Not necessarily. Investors are chronically prone to pouring money into a hot fund, and then yanking it back out again at the slightest sign of underperformance.

Advisers are usually no better since their job is to keep clients happy, and clients want the latest hot fund. Investors earn, on average, a far lower return than the market average, even after adjusting for the fees of mutual fund managers.

Most investors and advisers need only look in the mirror to find the source of their underperformance.

Among the many pieces of research that back up this point is a recent study released by Litman/Gregory Asset Management of Orinda, Calif. Litman/Gregory manages money for clients using mutual funds, and it also manages a series of multi-manager mutual funds called the Masters Select funds.

The firm publishes the No-Load Fund Analyst newsletter that has garnered top performance awards for many years. I have been a follower of Litman/Gregory’s research for a number of years and among their hallmarks is a disciplined and rational approach to selecting and investing in funds.

Litman/Gregory took a look at the long-term performance of some of the best-performing fund managers. These are fund managers that, over a 10-year period, have beaten market benchmarks by at least one percent per year, annualized.

These are the stars of the mutual fund world. The question was: To what extent did these star managers experience extended periods of underperformance and by how much?

A manager that rings up a three-year period of underperformance will test the patience of any investor. If that investor leaves the fund, he misses the opportunity to profit from a later recovery.

It turns out that, among funds with a ten-year outperformance track record, more than 90 percent of them had at least one rolling three-year cycle where they underperformed by at least 2 percent per year. Two-thirds of them underperformed for a three-year period by at least 5 percent per year.

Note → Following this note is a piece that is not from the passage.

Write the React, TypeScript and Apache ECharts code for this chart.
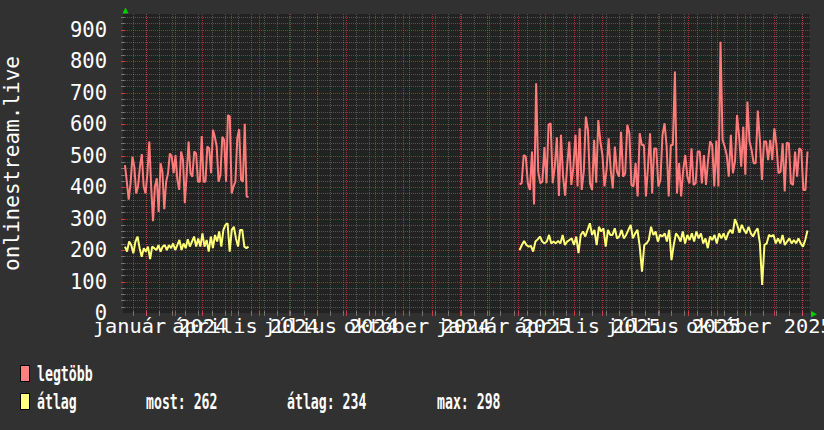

Now, be honest with me: Would you have stuck with those managers? I’ve got some funds in my model portfolios that are working on two-plus years of underperformance. Why do I stick with these managers?

I keep them for the same reason I bought them in the first place. I don’t buy funds based strictly on recent performance. I do not consult Morningstar ratings. Buying a mutual fund is more akin to hiring a vice president of finance than buying an investment.

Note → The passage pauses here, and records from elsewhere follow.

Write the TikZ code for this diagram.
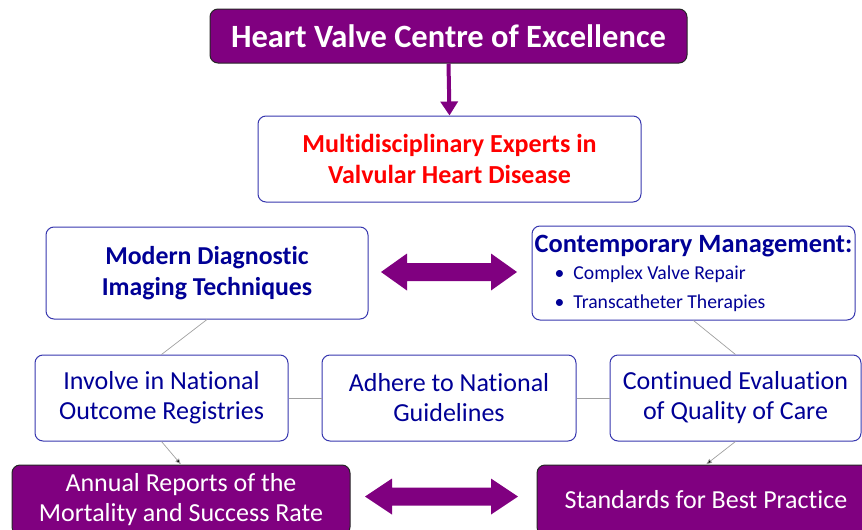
\documentclass[tikz,border=0pt]{standalone}
\usepackage{fontspec}
\setmainfont{Carlito}[Ligatures=NoCommon]
\usetikzlibrary{arrows.meta}
\definecolor{hvpurple}{RGB}{128,0,128}
\definecolor{hvnavy}{RGB}{0,0,150}
\definecolor{hvborder}{RGB}{55,55,175}
\definecolor{hvred}{RGB}{255,0,0}
\definecolor{hvline}{RGB}{160,160,160}
\tikzset{
  wbox/.style={draw=hvborder, line width=1pt, rounded corners=8pt, fill=white, align=center, text=hvnavy, inner sep=3pt},
  pbox/.style={draw=black!85, line width=1pt, rounded corners=8pt, fill=hvpurple, align=center, text=white, inner sep=3pt},
  link/.style={draw=hvline, line width=0.7pt},
  tolink/.style={draw=hvline, line width=0.7pt, -{Latex[length=6pt,width=5pt,fill=black]}},
  dbl/.style={fill=hvpurple, draw=none},
  mainfnt/.style={font=\fontsize{26}{30}\selectfont},
}
\begin{document}
\begin{tikzpicture}[x=1pt,y=-1pt]
\useasboundingbox (0,0) rectangle (862,530);
\clip (0,0) rectangle (862,530);
\node[pbox, minimum width=477pt, minimum height=54pt, font=\fontsize{32.5}{36}\selectfont\bfseries] (top) at (448.5,36) {Heart Valve Centre of Excellence};
\node[wbox, minimum width=383pt, minimum height=86pt, text=hvred, font=\fontsize{26}{31}\selectfont\bfseries] (multi) at (449.5,159) {Multidisciplinary Experts in\\Valvular Heart Disease};
\node[wbox, minimum width=322pt, minimum height=92pt, font=\fontsize{25.8}{31}\selectfont\bfseries] (modern) at (207,273) {Modern Diagnostic\\Imaging Techniques};
\node[wbox, minimum width=323pt, minimum height=94pt, align=left, inner sep=2pt, font=\fontsize{19.7}{28.5}\selectfont] (contemp) at (693.5,273) {{\fontsize{26.4}{28}\selectfont\bfseries Contemporary Management:}\\[-1pt]
\hspace*{20pt}\textbullet\hspace{9pt}Complex Valve Repair\\
\hspace*{20pt}\textbullet\hspace{9pt}Transcatheter Therapies};
\node[wbox, mainfnt, minimum width=253pt, minimum height=86pt] (involve) at (161.5,398) {Involve in National\\Outcome Registries};
\node[wbox, mainfnt, minimum width=254pt, minimum height=86pt] (adhere) at (449,398) {Adhere to National\\Guidelines};
\node[wbox, mainfnt, minimum width=251pt, minimum height=86pt] (cont) at (735.5,398) {Continued Evaluation\\of Quality of Care};
\node[pbox, mainfnt, minimum width=338pt, minimum height=70pt] (annual) at (181,500) {Annual Reports of the\\Mortality and Success Rate};
\node[pbox, mainfnt, minimum width=338pt, minimum height=70pt] (std) at (706,500) {Standards for Best Practice};
\draw[hvpurple, line width=4pt, -{Triangle[width=17pt,length=14pt]}] (top.south) -- (multi.north);
\draw[link] (modern.south) -- (involve.north);
\draw[link] (contemp.south) -- (cont.north);
\draw[link] (involve.east) -- (adhere.west);
\draw[link] (adhere.east) -- (cont.west);
\draw[tolink] (involve.south) -- (annual.north);
\draw[tolink] (cont.south) -- (std.north);
\fill[dbl] (381,272) -- (407,253.5) -- (407,263) -- (491,263) -- (491,253.5) -- (517,272) -- (491,290.5) -- (491,281) -- (407,281) -- (407,290.5) -- cycle;
\fill[dbl] (365,496.5) -- (392,478.5) -- (392,487.5) -- (491,487.5) -- (491,478.5) -- (518,496.5) -- (491,514.5) -- (491,505.5) -- (392,505.5) -- (392,514.5) -- cycle;
\end{tikzpicture}
\end{document}
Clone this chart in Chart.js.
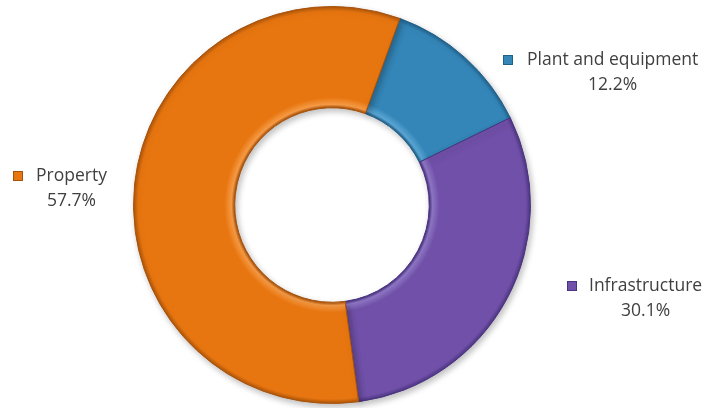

You need to know something about that person, and what makes them tick. How do they pick stocks? Do they have a plausible edge over the market, and is that edge expected to sustain over time?

If you like the answers to these questions, then you decide to hire the manager. However, if the fund underperforms, you will need to revisit these questions.

Is the underperformance due to the market not favoring the manager’s approach, or did the manager lose discipline or alter his approach? If I am convinced that the manager has retained its discipline in the face of a fickle market, I stay with the fund because I am highly confident that I will be amply rewarded when the market tide turns.

To quote the study: “The results of our study tell us that on the road to long-term outperformance, not only should we expect underperformance, we should be prepared for it to last for years.”

The best managers will go through periods of underperformance. When that occurs, you need to ask the same questions you asked when you bought the fund. If you bought it solely because of recent results, you didn’t ask the right questions the first time.